** start Material shown **
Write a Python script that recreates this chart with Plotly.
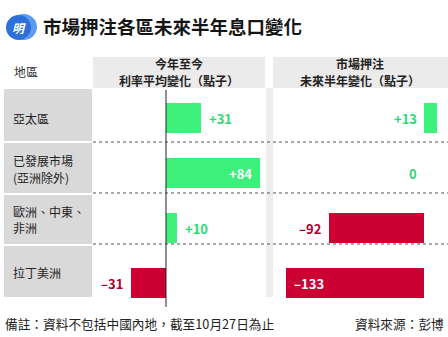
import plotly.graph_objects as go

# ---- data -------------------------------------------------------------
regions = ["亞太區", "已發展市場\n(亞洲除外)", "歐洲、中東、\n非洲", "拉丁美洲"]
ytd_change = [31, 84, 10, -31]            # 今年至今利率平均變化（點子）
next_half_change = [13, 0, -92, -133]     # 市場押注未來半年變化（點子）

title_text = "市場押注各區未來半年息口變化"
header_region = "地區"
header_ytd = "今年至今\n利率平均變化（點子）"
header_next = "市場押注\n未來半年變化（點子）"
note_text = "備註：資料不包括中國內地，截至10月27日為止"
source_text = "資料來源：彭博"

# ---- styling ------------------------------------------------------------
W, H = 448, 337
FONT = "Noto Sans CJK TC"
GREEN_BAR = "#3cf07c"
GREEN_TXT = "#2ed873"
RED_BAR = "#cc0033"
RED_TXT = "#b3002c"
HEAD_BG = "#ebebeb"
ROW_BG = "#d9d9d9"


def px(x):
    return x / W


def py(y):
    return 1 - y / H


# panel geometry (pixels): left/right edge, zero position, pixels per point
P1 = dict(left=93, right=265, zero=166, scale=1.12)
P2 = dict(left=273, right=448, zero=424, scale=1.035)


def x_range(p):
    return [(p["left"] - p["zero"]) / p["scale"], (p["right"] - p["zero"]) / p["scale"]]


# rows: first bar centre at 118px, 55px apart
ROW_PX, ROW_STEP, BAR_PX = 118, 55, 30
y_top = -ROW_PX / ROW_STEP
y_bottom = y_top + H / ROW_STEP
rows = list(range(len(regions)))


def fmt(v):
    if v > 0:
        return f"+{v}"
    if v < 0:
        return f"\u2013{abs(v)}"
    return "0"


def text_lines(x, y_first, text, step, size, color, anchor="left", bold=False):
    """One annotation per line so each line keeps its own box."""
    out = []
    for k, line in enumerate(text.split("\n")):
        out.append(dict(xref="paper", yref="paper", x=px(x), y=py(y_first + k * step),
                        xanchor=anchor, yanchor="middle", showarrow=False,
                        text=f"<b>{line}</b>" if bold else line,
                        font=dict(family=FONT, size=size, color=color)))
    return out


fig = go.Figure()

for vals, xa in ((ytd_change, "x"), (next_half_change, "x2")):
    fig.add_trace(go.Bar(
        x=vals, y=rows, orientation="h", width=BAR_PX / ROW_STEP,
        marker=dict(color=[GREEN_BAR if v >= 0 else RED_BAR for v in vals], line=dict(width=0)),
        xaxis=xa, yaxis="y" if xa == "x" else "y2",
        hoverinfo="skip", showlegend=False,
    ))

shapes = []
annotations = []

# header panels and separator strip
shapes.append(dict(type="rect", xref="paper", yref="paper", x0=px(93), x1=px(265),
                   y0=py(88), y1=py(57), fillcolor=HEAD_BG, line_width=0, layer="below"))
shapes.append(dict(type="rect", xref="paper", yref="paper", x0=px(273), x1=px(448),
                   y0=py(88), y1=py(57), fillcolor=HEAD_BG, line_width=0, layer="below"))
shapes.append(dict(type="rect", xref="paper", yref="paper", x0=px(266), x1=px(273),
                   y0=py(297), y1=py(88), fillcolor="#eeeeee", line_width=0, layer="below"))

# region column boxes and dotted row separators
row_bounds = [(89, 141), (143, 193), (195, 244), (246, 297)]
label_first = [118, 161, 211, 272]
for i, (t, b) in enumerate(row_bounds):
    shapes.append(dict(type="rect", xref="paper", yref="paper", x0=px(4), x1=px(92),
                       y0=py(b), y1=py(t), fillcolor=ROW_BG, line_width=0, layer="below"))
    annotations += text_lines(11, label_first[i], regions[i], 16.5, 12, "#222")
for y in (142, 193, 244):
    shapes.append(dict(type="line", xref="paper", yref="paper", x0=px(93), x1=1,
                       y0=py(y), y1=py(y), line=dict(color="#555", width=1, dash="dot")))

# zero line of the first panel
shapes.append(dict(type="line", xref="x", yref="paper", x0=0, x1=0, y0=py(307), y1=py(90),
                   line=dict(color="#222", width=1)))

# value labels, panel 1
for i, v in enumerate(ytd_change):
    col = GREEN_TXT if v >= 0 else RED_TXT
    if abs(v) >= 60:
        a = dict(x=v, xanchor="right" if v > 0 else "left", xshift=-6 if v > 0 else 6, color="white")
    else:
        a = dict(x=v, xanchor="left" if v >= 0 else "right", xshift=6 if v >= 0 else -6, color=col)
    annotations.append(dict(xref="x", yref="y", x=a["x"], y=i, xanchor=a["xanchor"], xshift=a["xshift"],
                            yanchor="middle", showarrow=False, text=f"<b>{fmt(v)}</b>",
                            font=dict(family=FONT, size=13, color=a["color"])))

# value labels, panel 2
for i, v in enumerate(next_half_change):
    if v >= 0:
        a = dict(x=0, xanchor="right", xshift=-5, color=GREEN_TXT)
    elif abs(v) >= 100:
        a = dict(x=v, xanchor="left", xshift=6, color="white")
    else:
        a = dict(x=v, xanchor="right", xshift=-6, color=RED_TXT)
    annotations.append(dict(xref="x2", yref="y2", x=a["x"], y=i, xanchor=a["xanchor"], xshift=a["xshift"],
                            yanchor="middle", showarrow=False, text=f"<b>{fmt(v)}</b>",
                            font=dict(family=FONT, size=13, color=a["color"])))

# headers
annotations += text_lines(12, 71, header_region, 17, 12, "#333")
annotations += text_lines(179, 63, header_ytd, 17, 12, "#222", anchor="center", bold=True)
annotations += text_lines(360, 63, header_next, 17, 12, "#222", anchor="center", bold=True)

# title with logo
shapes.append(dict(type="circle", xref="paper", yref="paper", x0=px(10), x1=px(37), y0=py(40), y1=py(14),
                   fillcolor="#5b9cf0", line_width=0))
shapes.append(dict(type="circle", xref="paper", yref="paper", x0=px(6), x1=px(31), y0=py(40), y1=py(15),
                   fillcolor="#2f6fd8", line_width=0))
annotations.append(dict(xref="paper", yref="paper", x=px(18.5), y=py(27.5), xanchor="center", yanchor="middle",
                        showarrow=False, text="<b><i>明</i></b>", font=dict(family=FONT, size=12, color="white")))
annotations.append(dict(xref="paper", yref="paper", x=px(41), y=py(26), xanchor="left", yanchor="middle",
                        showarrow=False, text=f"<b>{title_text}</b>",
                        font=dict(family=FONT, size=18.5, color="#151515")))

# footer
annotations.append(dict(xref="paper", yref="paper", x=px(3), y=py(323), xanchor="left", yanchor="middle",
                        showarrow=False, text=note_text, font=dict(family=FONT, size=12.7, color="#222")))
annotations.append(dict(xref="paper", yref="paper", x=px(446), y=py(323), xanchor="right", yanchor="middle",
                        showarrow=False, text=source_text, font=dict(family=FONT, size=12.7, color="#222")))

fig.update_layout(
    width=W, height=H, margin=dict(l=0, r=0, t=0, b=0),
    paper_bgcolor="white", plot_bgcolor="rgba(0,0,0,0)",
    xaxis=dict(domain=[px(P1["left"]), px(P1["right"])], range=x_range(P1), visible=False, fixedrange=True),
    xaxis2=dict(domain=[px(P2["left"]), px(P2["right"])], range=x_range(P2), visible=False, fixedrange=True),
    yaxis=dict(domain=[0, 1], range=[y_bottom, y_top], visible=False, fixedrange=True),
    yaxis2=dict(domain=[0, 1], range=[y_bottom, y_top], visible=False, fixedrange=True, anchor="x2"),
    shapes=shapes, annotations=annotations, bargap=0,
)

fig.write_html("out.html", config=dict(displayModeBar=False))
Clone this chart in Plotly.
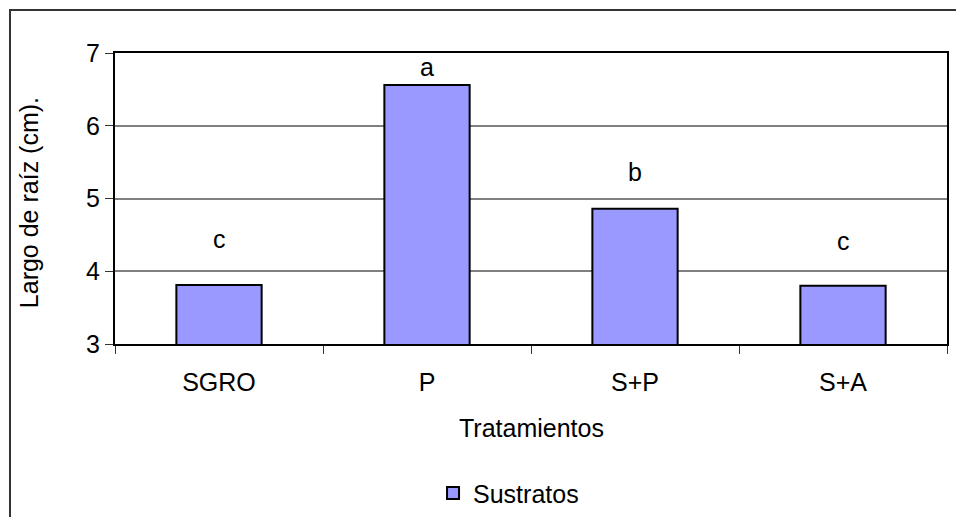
** end Material shown **
# [Instructions to follow]
Pick out and copy the lines of the entries that hold the string "this".

# [The reply]
Write a Python script that recreates this chart with Plotly.
Clone this chart in Plotly.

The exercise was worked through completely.